Collected material:
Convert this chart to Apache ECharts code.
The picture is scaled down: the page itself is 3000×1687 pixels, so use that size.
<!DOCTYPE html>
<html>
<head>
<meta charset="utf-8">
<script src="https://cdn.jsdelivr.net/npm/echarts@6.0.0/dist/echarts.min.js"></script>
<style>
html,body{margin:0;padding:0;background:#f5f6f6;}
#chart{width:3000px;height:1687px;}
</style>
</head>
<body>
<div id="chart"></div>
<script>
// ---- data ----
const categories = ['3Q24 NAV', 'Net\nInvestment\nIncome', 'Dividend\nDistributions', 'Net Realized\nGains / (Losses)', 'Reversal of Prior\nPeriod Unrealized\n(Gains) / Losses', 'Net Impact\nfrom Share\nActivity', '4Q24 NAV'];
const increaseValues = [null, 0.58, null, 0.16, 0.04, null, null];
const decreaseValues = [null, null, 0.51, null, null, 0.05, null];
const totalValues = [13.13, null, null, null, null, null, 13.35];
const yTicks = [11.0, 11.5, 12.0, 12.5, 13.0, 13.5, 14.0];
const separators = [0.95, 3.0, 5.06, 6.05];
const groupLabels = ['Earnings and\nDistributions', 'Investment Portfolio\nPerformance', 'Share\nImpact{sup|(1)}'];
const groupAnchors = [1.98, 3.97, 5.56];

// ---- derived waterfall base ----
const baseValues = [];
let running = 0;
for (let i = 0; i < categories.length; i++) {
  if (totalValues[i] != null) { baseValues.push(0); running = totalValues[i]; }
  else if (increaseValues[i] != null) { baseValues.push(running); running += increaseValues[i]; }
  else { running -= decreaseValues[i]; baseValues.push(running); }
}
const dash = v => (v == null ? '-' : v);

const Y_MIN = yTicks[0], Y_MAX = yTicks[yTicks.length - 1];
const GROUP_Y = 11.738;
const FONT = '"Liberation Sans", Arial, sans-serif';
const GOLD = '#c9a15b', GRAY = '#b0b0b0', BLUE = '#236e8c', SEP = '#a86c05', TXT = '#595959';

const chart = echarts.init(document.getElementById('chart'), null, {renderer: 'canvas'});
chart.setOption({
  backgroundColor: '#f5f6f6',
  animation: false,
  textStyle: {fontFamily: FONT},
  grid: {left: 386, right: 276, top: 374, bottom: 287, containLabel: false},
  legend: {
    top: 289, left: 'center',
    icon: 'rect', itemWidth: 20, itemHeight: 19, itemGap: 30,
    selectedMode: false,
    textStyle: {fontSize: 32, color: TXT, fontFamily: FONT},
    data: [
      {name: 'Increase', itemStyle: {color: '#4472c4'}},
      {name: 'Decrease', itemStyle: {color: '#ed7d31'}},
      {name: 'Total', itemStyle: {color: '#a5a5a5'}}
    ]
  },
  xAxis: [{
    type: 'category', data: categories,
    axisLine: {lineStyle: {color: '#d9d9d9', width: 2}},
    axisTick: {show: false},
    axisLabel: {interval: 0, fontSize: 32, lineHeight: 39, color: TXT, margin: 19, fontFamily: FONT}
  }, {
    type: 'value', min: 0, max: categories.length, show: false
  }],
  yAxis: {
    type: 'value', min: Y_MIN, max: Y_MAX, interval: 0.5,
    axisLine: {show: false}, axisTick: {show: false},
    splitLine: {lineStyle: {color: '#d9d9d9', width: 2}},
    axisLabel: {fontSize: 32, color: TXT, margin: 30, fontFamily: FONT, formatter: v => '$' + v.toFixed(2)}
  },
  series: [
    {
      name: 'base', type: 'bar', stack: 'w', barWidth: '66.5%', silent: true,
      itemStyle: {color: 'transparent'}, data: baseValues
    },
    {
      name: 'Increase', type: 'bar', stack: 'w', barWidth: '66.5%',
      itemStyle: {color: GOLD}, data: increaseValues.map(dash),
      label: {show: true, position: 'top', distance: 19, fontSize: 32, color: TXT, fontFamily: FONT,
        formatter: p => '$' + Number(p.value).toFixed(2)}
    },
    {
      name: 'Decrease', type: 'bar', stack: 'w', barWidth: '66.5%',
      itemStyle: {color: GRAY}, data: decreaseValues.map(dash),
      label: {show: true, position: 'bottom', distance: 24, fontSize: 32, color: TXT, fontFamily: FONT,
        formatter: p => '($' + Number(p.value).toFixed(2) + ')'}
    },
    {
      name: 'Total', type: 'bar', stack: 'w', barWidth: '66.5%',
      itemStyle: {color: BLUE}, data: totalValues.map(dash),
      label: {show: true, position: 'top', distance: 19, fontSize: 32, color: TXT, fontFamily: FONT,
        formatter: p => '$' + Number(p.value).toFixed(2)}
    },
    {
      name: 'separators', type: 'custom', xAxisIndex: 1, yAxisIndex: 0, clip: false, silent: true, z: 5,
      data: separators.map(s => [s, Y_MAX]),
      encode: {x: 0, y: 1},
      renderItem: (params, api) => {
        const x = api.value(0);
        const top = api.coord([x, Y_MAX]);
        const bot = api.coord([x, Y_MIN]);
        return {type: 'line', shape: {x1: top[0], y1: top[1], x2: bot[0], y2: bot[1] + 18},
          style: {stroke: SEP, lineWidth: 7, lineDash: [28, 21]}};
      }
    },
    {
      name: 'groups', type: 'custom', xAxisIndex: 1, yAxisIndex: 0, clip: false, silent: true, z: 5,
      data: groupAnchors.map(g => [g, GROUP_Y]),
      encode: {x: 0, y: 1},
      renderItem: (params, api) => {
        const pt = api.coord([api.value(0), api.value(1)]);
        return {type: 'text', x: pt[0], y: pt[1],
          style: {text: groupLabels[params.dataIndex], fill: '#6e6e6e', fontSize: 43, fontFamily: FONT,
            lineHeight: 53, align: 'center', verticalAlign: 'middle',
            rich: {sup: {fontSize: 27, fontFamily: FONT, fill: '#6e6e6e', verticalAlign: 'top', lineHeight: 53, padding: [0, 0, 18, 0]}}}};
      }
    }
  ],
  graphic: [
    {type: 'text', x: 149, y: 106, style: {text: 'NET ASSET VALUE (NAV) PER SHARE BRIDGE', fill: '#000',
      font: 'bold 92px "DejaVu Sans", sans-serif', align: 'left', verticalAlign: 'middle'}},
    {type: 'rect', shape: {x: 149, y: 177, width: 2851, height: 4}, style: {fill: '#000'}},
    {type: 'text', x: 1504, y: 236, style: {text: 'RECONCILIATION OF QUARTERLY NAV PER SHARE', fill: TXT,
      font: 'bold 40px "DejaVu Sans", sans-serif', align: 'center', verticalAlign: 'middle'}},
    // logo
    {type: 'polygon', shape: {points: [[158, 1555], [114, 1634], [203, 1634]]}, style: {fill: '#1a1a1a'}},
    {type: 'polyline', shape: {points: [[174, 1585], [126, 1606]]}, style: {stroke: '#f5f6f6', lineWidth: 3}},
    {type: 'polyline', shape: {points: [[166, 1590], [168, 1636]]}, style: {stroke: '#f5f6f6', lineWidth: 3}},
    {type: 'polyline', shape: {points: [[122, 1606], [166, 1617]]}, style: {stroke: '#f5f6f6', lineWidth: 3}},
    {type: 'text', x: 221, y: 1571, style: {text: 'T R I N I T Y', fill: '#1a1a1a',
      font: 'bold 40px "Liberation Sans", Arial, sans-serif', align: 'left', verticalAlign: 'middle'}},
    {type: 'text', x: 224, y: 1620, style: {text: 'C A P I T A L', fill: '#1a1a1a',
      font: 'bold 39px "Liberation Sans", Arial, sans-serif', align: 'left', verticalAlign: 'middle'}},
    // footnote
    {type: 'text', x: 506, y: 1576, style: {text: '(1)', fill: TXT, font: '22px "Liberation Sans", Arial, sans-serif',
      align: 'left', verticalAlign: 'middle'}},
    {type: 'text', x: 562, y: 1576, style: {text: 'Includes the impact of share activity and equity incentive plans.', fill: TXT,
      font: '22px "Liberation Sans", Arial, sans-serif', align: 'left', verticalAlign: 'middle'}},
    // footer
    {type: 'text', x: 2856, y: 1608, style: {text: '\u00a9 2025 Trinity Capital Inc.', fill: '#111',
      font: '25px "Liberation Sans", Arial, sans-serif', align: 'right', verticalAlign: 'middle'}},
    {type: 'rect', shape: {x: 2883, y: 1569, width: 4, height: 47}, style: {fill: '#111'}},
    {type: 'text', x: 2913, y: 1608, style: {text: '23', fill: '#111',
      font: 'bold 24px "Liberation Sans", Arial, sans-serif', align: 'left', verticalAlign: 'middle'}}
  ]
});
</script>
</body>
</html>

Given instruction: Quote the data above verbatim from its first line to the line that includes "const GOLD = '#c9a15b', GRAY", with both boundary lines retained.

Exercise solution:
Convert this chart to Apache ECharts code.
The picture is scaled down: the page itself is 3000×1687 pixels, so use that size.
<!DOCTYPE html>
<html>
<head>
<meta charset="utf-8">
<script src="https://cdn.jsdelivr.net/npm/echarts@6.0.0/dist/echarts.min.js"></script>
<style>
html,body{margin:0;padding:0;background:#f5f6f6;}
#chart{width:3000px;height:1687px;}
</style>
</head>
<body>
<div id="chart"></div>
<script>
// ---- data ----
const categories = ['3Q24 NAV', 'Net\nInvestment\nIncome', 'Dividend\nDistributions', 'Net Realized\nGains / (Losses)', 'Reversal of Prior\nPeriod Unrealized\n(Gains) / Losses', 'Net Impact\nfrom Share\nActivity', '4Q24 NAV'];
const increaseValues = [null, 0.58, null, 0.16, 0.04, null, null];
const decreaseValues = [null, null, 0.51, null, null, 0.05, null];
const totalValues = [13.13, null, null, null, null, null, 13.35];
const yTicks = [11.0, 11.5, 12.0, 12.5, 13.0, 13.5, 14.0];
const separators = [0.95, 3.0, 5.06, 6.05];
const groupLabels = ['Earnings and\nDistributions', 'Investment Portfolio\nPerformance', 'Share\nImpact{sup|(1)}'];
const groupAnchors = [1.98, 3.97, 5.56];

// ---- derived waterfall base ----
const baseValues = [];
let running = 0;
for (let i = 0; i < categories.length; i++) {
  if (totalValues[i] != null) { baseValues.push(0); running = totalValues[i]; }
  else if (increaseValues[i] != null) { baseValues.push(running); running += increaseValues[i]; }
  else { running -= decreaseValues[i]; baseValues.push(running); }
}
const dash = v => (v == null ? '-' : v);

const Y_MIN = yTicks[0], Y_MAX = yTicks[yTicks.length - 1];
const GROUP_Y = 11.738;
const FONT = '"Liberation Sans", Arial, sans-serif';
const GOLD = '#c9a15b', GRAY = '#b0b0b0', BLUE = '#236e8c', SEP = '#a86c05', TXT = '#595959';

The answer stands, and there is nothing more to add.